Overseas property investment buoyant
Thursday, 22 Nov 2007 09:13

Overseas property investment buoyant
Prices in several overseas property investment markets have remained buoyant despite slowing growth in the domestic market.
According to research from overseas specialists Assetz, property in key markets, including Cape Verde, France and Bulgaria, is remaining profitable for British investors.
"In spite of a continuing slowdown in capital growth across the global property market, it remains an exciting time for investors worldwide," said Stuart Law, managing director of Assetz.
"With a plethora of exotic new destinations coming to the forefront of property investment, there are several emerging markets with the long-term ability to cause more than a stir of interest among the more canny of property investors."
In France reforms by newly elected president Nicolas Sarkozy – including tax relief on home ownership - are helping to drive up prices.
While tax breaks do not apply to foreign ownership they have presented a spur to the domestic market, driving prices higher and providing a boon to British investors.
At present the country is providing just over 40 per cent returns on cash invested, and generates net rental returns of 8.6 per cent.
In eastern Europe Bulgaria remains the runaway leader.
The country presently produces an average of 84 per cent returns on capital investment, well ahead of Poland in second place.
"It is becoming increasingly possible for buyers to obtain the highest possible returns on cash invested, with the increasingly competitive mortgages available on the market, even in less established locations, offsetting any slowdown in price growth," continued Mr Law.
"Investors now have the capabilities to leverage their money in a way that affords them the chance to take home a significant percentage against any initial outlay."
Cape Verde is also another hotspot at present.
The archipelago is generating capital growth of ten per cent annually, according to Assetz, while a booming tourist industry has increased rental yields to around nine per cent.
While there markets are booming at present, there is also profit to be made for those looking further into the future.

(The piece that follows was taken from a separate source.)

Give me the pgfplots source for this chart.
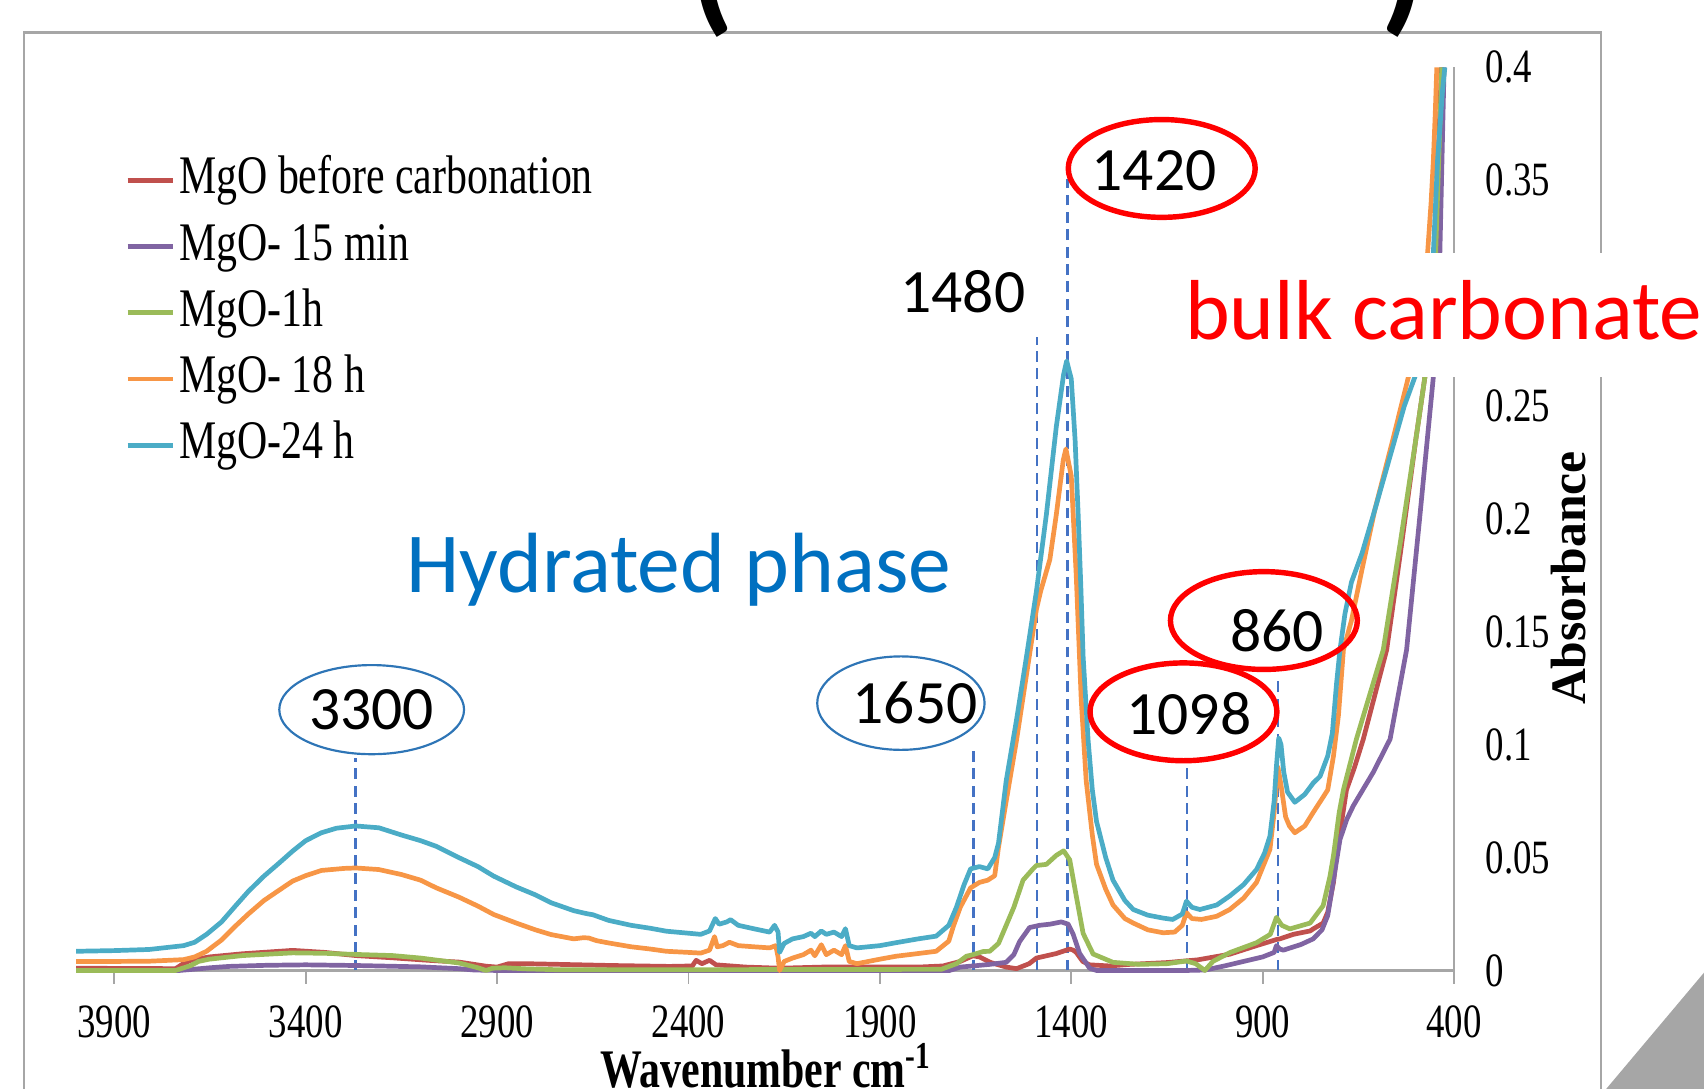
\documentclass[border=0pt]{standalone}
\usepackage{fontspec}
\setmainfont{Liberation Serif}
\newfontfamily\narrowserif[FakeStretch=0.77]{Liberation Serif}
\newfontfamily\calibri{Carlito}
\usepackage{pgfplots}
\pgfplotsset{compat=1.18}
\definecolor{cRed}{HTML}{C0504D}
\definecolor{cPurple}{HTML}{8064A2}
\definecolor{cGreen}{HTML}{9BBB59}
\definecolor{cOrange}{HTML}{F79646}
\definecolor{cCyan}{HTML}{4BACC6}
\definecolor{axgray}{HTML}{A6A6A6}
\definecolor{dashblue}{HTML}{4472C4}
\definecolor{ellblue}{HTML}{2E75B6}
\definecolor{hydblue}{HTML}{0070C0}
\begin{document}
\begin{tikzpicture}[x=1pt,y=1pt]
\useasboundingbox (0,0) rectangle (470.4,300.6);
\draw[axgray, line width=0.7pt] (6.6,-5) rectangle (441.9,291.6);
\begin{axis}[
  at={(21pt,32.7pt)}, anchor=south west,
  scale only axis, width=380.4pt, height=249.3pt,
  x dir=reverse, xmin=400, xmax=4000, ymin=0, ymax=0.4,
  clip=false,
  axis line style={draw=none},
  xtick={400,900,...,3900},
  ytick={0,0.05,0.1,0.15,0.2,0.25,0.3,0.35,0.4},
  xtick pos=bottom, yticklabel pos=right,
  tick align=outside,
  major tick length=3.6pt,
  xtick style={draw=axgray, line width=0.5pt},
  ytick style={draw=none},
  /pgf/number format/fixed, /pgf/number format/precision=2,
  /pgf/number format/1000 sep={}, /pgf/number format/assume math mode=true,
  ticklabel style={font=\narrowserif\fontsize{13.2}{15}\selectfont, text=black},
  xticklabel style={yshift=-2.5pt},
  yticklabel style={anchor=west, xshift=1.6pt},
  legend style={at={(axis description cs:0.0352,0.909)}, anchor=north west,
    draw=none, fill=none, inner sep=0pt, row sep=1.8pt,
    font=\narrowserif\fontsize{15}{18}\selectfont,
    nodes={inner sep=1pt, text height=11pt, text depth=3.5pt},
    /tikz/every even column/.append style={column sep=0pt}},
  legend cell align=left,
  legend image code/.code={\draw[#1, line width=1.3pt] (0pt,0pt) -- (12.6pt,0pt);},
  every axis plot/.append style={line width=1.3pt, line join=round},
]
\draw[axgray, line width=0.6pt] (axis cs:4000,0) -- (axis cs:400,0) -- (axis cs:400,0.4);
% dashed marker lines
\draw[dashblue, line width=0.7pt, dash pattern=on 3pt off 1.8pt] (axis cs:3270,0) -- (axis cs:3270,0.0943);
\draw[dashblue, line width=0.7pt, dash pattern=on 3pt off 1.8pt] (axis cs:1655,0) -- (axis cs:1655,0.0987);
\draw[dashblue, line width=0.7pt, dash pattern=on 3pt off 1.8pt] (axis cs:1490,0) -- (axis cs:1490,0.2806);
\draw[dashblue, line width=0.7pt, dash pattern=on 3pt off 1.8pt] (axis cs:1410,0) -- (axis cs:1410,0.3504);
\draw[dashblue, line width=0.7pt, dash pattern=on 3pt off 1.8pt] (axis cs:1098,0) -- (axis cs:1098,0.0915);
\draw[dashblue, line width=0.7pt, dash pattern=on 3pt off 1.8pt] (axis cs:860,0) -- (axis cs:860,0.128);
% MgO before carbonation
\addplot[cRed] coordinates {
(4000,0.0010) (3740,0.0008) (3720,0.0030) (3700,0.0045) (3652,0.0060) (3565,0.0074)
(3434,0.0089) (3350,0.0080) (3269,0.0066) (3173,0.0056) (3080,0.0045) (2999,0.0037)
(2929,0.0019) (2900,0.0015) (2870,0.0030) (2824,0.0030) (2737,0.0027) (2600,0.0022)
(2450,0.0018) (2390,0.0020) (2380,0.0045) (2365,0.0030) (2345,0.0045) (2328,0.0025)
(2250,0.0015) (2162,0.0010) (2050,0.0015) (1950,0.0015) (1800,0.0015) (1735,0.0020)
(1690,0.0040) (1657,0.0065) (1640,0.0060) (1610,0.0035) (1570,0.0015) (1543,0.0008)
(1510,0.0030) (1491,0.0055) (1439,0.0075) (1404,0.0095) (1395,0.0090) (1387,0.0080)
(1370,0.0040) (1352,0.0025) (1300,0.0020) (1247,0.0027) (1150,0.0035) (1070,0.0047)
(986,0.0072) (916,0.0110) (864,0.0137) (855,0.0140) (820,0.0160) (776,0.0175)
(768,0.0184) (742,0.0210) (730,0.0258) (715,0.0390) (707,0.0509) (681,0.0800)
(660,0.0900) (637,0.1025) (576,0.1420) (540,0.1850) (500,0.2350) (476,0.2630)
(450,0.3180) (433,0.4000)
};
\addlegendentry{MgO before carbonation}
% MgO- 15 min
\addplot[cPurple] coordinates {
(4000,0.0000) (3730,0.0000) (3696,0.0005) (3650,0.0012) (3600,0.0018) (3500,0.0023)
(3400,0.0025) (3269,0.0022) (3100,0.0016) (3000,0.0008) (2960,0.0002) (2900,0.0000)
(1718,0.0000) (1690,0.0015) (1657,0.0020) (1613,0.0027) (1570,0.0036) (1550,0.0070)
(1535,0.0128) (1509,0.0190) (1483,0.0200) (1456,0.0205) (1426,0.0215) (1408,0.0205)
(1395,0.0160) (1378,0.0075) (1352,0.0010) (1334,0.0000) (1100,0.0000) (1050,0.0002)
(1000,0.0020) (950,0.0040) (900,0.0060) (870,0.0080) (864,0.0110) (855,0.0095)
(846,0.0090) (800,0.0115) (768,0.0140) (745,0.0180) (730,0.0243) (715,0.0400)
(698,0.0580) (680,0.0670) (663,0.0730) (611,0.0878) (567,0.1025) (524,0.1420)
(490,0.2000) (454,0.2630) (437,0.3180) (426,0.4000)
};
\addlegendentry{MgO- 15 min}
% MgO-1h
\addplot[cGreen] coordinates {
(4000,0.0000) (3740,0.0000) (3700,0.0022) (3680,0.0040) (3652,0.0050) (3565,0.0066)
(3500,0.0072) (3434,0.0078) (3350,0.0076) (3269,0.0071) (3173,0.0066) (3100,0.0055)
(2999,0.0033) (2950,0.0012) (2929,0.0000) (2912,0.0010) (2880,0.0012) (2824,0.0007)
(2737,0.0003) (2600,0.0003) (1740,0.0005) (1700,0.0030) (1674,0.0063) (1657,0.0070)
(1630,0.0084) (1613,0.0085) (1590,0.0120) (1570,0.0200) (1550,0.0280) (1526,0.0400)
(1500,0.0450) (1491,0.0465) (1465,0.0470) (1439,0.0510) (1420,0.0530) (1404,0.0490)
(1387,0.0330) (1369,0.0164) (1343,0.0073) (1291,0.0036) (1221,0.0027) (1150,0.0030)
(1099,0.0042) (1075,0.0030) (1051,0.0000) (1030,0.0040) (986,0.0079) (916,0.0123)
(880,0.0160) (864,0.0235) (850,0.0200) (829,0.0184) (776,0.0210) (742,0.0287)
(724,0.0418) (715,0.0509) (700,0.0700) (689,0.0800) (655,0.1025) (637,0.1127)
(585,0.1420) (540,0.1900) (500,0.2350) (476,0.2630) (448,0.3180) (432,0.4000)
};
\addlegendentry{MgO-1h}
% MgO- 18 h
\addplot[cOrange] coordinates {
(4000,0.0040) (3900,0.0040) (3809,0.0041) (3719,0.0048) (3690,0.0060) (3659,0.0085)
(3620,0.0135) (3584,0.0196) (3550,0.0250) (3509,0.0310) (3470,0.0355) (3434,0.0396)
(3400,0.0420) (3359,0.0443) (3300,0.0452) (3269,0.0454) (3209,0.0447) (3150,0.0425)
(3100,0.0400) (3059,0.0366) (3000,0.0325) (2950,0.0285) (2909,0.0248) (2850,0.0210)
(2800,0.0180) (2759,0.0159) (2700,0.0140) (2675,0.0145) (2661,0.0144) (2640,0.0132)
(2609,0.0122) (2550,0.0105) (2500,0.0095) (2458,0.0085) (2400,0.0080) (2368,0.0077)
(2345,0.0090) (2332,0.0150) (2325,0.0105) (2310,0.0110) (2293,0.0125) (2270,0.0110)
(2230,0.0105) (2188,0.0100) (2172,0.0110) (2166,0.0060) (2162,0.0000) (2150,0.0040)
(2128,0.0055) (2100,0.0070) (2080,0.0090) (2070,0.0065) (2053,0.0114) (2040,0.0070)
(2020,0.0090) (2000,0.0070) (1990,0.0110) (1980,0.0040) (1960,0.0030) (1900,0.0050)
(1858,0.0063) (1800,0.0075) (1753,0.0085) (1720,0.0130) (1708,0.0196) (1690,0.0280)
(1663,0.0366) (1640,0.0390) (1618,0.0400) (1600,0.0420) (1590,0.0547) (1570,0.0750)
(1543,0.1020) (1517,0.1310) (1491,0.1600) (1480,0.1680) (1456,0.1820) (1439,0.2020)
(1421,0.2260) (1414,0.2310) (1400,0.2190) (1387,0.1750) (1374,0.1200) (1361,0.0840)
(1345,0.0600) (1334,0.0470) (1310,0.0360) (1291,0.0290) (1260,0.0230) (1238,0.0210)
(1200,0.0180) (1160,0.0167) (1130,0.0170) (1110,0.0200) (1099,0.0256) (1085,0.0230)
(1060,0.0226) (1020,0.0240) (986,0.0270) (950,0.0320) (916,0.0390) (881,0.0536)
(870,0.0700) (860,0.0900) (852,0.0820) (840,0.0680) (830,0.0640) (816,0.0610)
(790,0.0640) (768,0.0700) (745,0.0760) (730,0.0800) (715,0.0950) (702,0.1130)
(689,0.1420) (668,0.1550) (640,0.1780) (607,0.2040) (560,0.2350) (519,0.2630)
(490,0.2900) (469,0.3180) (460,0.3400) (454,0.3590) (449,0.3800) (445,0.4000)
};
\addlegendentry{MgO- 18 h}
% MgO-24 h
\addplot[cCyan] coordinates {
(4000,0.0085) (3900,0.0088) (3809,0.0093) (3719,0.0110) (3690,0.0125) (3659,0.0160)
(3620,0.0215) (3584,0.0285) (3550,0.0350) (3509,0.0418) (3470,0.0475) (3434,0.0529)
(3400,0.0575) (3359,0.0610) (3320,0.0630) (3269,0.0640) (3209,0.0632) (3150,0.0600)
(3100,0.0575) (3059,0.0550) (3000,0.0500) (2950,0.0460) (2909,0.0418) (2850,0.0370)
(2800,0.0335) (2759,0.0300) (2700,0.0265) (2675,0.0255) (2661,0.0250) (2650,0.0247)
(2609,0.0222) (2550,0.0200) (2500,0.0187) (2458,0.0174) (2400,0.0165) (2368,0.0160)
(2345,0.0175) (2330,0.0230) (2320,0.0205) (2300,0.0215) (2290,0.0225) (2270,0.0200)
(2230,0.0185) (2188,0.0170) (2175,0.0200) (2166,0.0170) (2162,0.0080) (2150,0.0120)
(2128,0.0140) (2100,0.0150) (2080,0.0165) (2070,0.0150) (2053,0.0175) (2040,0.0160)
(2020,0.0170) (2000,0.0150) (1990,0.0185) (1980,0.0110) (1960,0.0100) (1900,0.0110)
(1858,0.0123) (1800,0.0140) (1753,0.0152) (1720,0.0200) (1700,0.0280) (1680,0.0380)
(1663,0.0450) (1640,0.0460) (1618,0.0450) (1600,0.0500) (1590,0.0565) (1570,0.0840)
(1543,0.1110) (1517,0.1390) (1491,0.1680) (1465,0.2020) (1439,0.2410) (1420,0.2640)
(1412,0.2700) (1400,0.2620) (1390,0.2350) (1382,0.2020) (1375,0.1700) (1369,0.1390)
(1356,0.1020) (1345,0.0800) (1334,0.0660) (1310,0.0500) (1291,0.0400) (1260,0.0310)
(1238,0.0270) (1200,0.0245) (1160,0.0232) (1135,0.0226) (1110,0.0250) (1099,0.0307)
(1085,0.0280) (1064,0.0270) (1020,0.0290) (986,0.0330) (950,0.0380) (916,0.0447)
(895,0.0520) (881,0.0595) (870,0.0750) (864,0.0905) (858,0.1030) (852,0.1000)
(845,0.0880) (835,0.0790) (816,0.0745) (790,0.0780) (768,0.0830) (750,0.0860)
(730,0.0950) (718,0.1050) (707,0.1270) (698,0.1420) (685,0.1580) (668,0.1720)
(640,0.1850) (607,0.2040) (560,0.2320) (530,0.2500) (502,0.2630) (470,0.2900)
(454,0.3180) (443,0.3590) (430,0.3900) (424,0.4000)
};
\addlegendentry{MgO-24 h}
\end{axis}
% white box with "bulk carbonate"
\fill[white] (323,196.5) rectangle (470.4,230.7);
\node[anchor=base west, inner sep=0pt, text=red, font=\calibri\fontsize{23.5}{26}\selectfont] at (327,207) {bulk carbonate};
\node[anchor=base west, inner sep=0pt, text=hydblue, font=\calibri\fontsize{23.6}{26}\selectfont] at (111.9,137.1) {Hydrated phase};
% y axis title
\node[rotate=90, inner sep=0pt, font=\bfseries\fontsize{13.7}{16}\selectfont] at (433,141) {Absorbance};
% x axis title
\node[anchor=base, inner sep=0pt, font=\narrowserif\bfseries\fontsize{15}{18}\selectfont] at (211.5,0.3) {Wavenumber cm\textsuperscript{-1}};
% ellipses and labels
\draw[ellblue, line width=0.6pt] (102.6,104.7) ellipse [x radius=25.5, y radius=12.3];
\node[font=\calibri\fontsize{17}{20}\selectfont] at (102.6,104.7) {3300};
\draw[ellblue, line width=0.6pt] (248.7,106.5) ellipse [x radius=23.1, y radius=12.9];
\node[font=\calibri\fontsize{17}{20}\selectfont] at (252.6,106.5) {1650};
\node[font=\calibri\fontsize{17}{20}\selectfont] at (265.8,220.2) {1480};
\draw[red, line width=1.5pt] (320.7,254.1) ellipse [x radius=25.8, y radius=13.5];
\node[font=\calibri\fontsize{17}{20}\selectfont] at (318.6,253.5) {1420};
\draw[red, line width=1.5pt] (348.9,129.3) ellipse [x radius=25.8, y radius=13.5];
\node[font=\calibri\fontsize{17}{20}\selectfont] at (352.5,126.6) {860};
\draw[red, line width=1.5pt, fill=white] (326.7,104.1) ellipse [x radius=25.8, y radius=13.5];
\node[font=\calibri\fontsize{17}{20}\selectfont] at (328.2,103.5) {1098};
% slide decoration
\fill[axgray] (443.4,0) -- (470.4,0) -- (470.4,32.1) -- cycle;
% title remnants (cut off at top)
\node[anchor=base, inner sep=0pt, font=\calibri\bfseries\fontsize{40}{44}\selectfont] at (196.5,296.3) {(};
\node[anchor=base, inner sep=0pt, font=\calibri\bfseries\fontsize{40}{44}\selectfont] at (387.3,296.3) {)};
\end{tikzpicture}
\end{document}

"It is easy to be sidetracked by the dazzling appeal of some of the more exotic locations we see entering the scene, but investors must hold out to establish their staying power," said Mr Law.
"Countries such as Turkey and Greece are not causing any great waves on the global stage, but still have relatively low entry costs and more realistic long term rates of growth than Bulgaria and Poland, which have topped the table in recent times with rates of around 20 and 30 per cent."
There was however a word of warning with regard to the American market.
The weak dollar, while making property cheaper at present, is expected to fall further, with house prices also expected to enter a downward trend.
Investors are advised by Assetz to wait until late next year when prices may hit rock bottom and begin to rebound.